L'accord entre l'Allemagne et la France pourrait justement nous donner l'occasion de rattraper le coup. Et le communiste que je suis pourrait être tenté de soutenir cet accord pour la seule raison qu'il vise à remettre du service public – même syndiqué allemand.

Mais la question sous-jacente, c'est celle de l'OTAN, et je ne peux pas concevoir que l'on réfléchisse à un tel accord sans poser la question de l'OTAN. On n'a qu'à sortir de l'OTAN et assumer ! On organise une transition politique et écologique, en disant qu'on envisage un nouveau paradigme à l'échelle européenne, on suspend notre participation aux interventions en cours et on commence à réfléchir à la manière de contrôler nous-mêmes l'espace aérien, sans dépendre de l'OTAN. C'est bien beau d'avoir des avions, mais si on dépend des États-Unis pour les faire voler, l'armée française n'a plus aucune autonomie !

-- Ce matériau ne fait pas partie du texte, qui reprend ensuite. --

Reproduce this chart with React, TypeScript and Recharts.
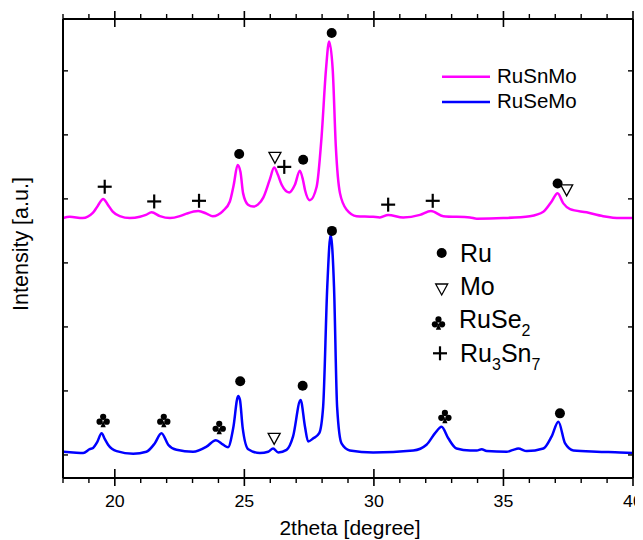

Notre groupe a voté contre la ratification du traité d'Aix-la-Chapelle. Vous avez dit, madame la rapporteure pour avis, que personne n'avait voté contre ce projet de loi lors de son examen en commission de la défense hier : si l'un des membres de notre groupe avait été présent, il aurait voté contre ou se serait abstenu. Le fait que ce projet se développe sur la base d'Évreux me plaît plutôt, car c'est une base qui assume bien sa vocation militaire, qui a de vraies valeurs et une vraie technicité. Et c'est une bonne chose pour la Normandie. Il n'en reste pas moins qu'il faut tenir compte de l'histoire de l'armée allemande. Pendant des décennies, on a interdit à l'Allemagne de se défendre, et si aujourd'hui les Allemands ne sont pas sur la même ligne que nous, c'est d'abord parce qu'on ne les y a pas autorisés. C'est aussi parce que le peuple allemand en a décidé ainsi.

La rapporteure pour avis se réjouit que le Parlement prenne des décisions mais, en réalité, nous n'avons rien décidé ! Un accord a été signé sans qu'on nous demande notre avis et on nous invite maintenant à le ratifier sans pouvoir l'amender. Cela pose la question du rôle des députés dans l'élaboration des politiques publiques et des accords internationaux. Il faudrait que ce soient les parlementaires qui travaillent en amont et qui donnent mandat au Président de la République et au ministre compétent de signer des accords, sur la base de leurs consignes : voilà comment devrait fonctionner une vraie démocratie. Or les choses ne se sont pas passées de cette manière. En Allemagne, c'est le Parlement qui décide, et c'est pour cette raison qu'il y a un tel déséquilibre entre la démocratie française et la démocratie allemande. Nous ne sommes pas à armes égales, pour reprendre la métaphore militaire.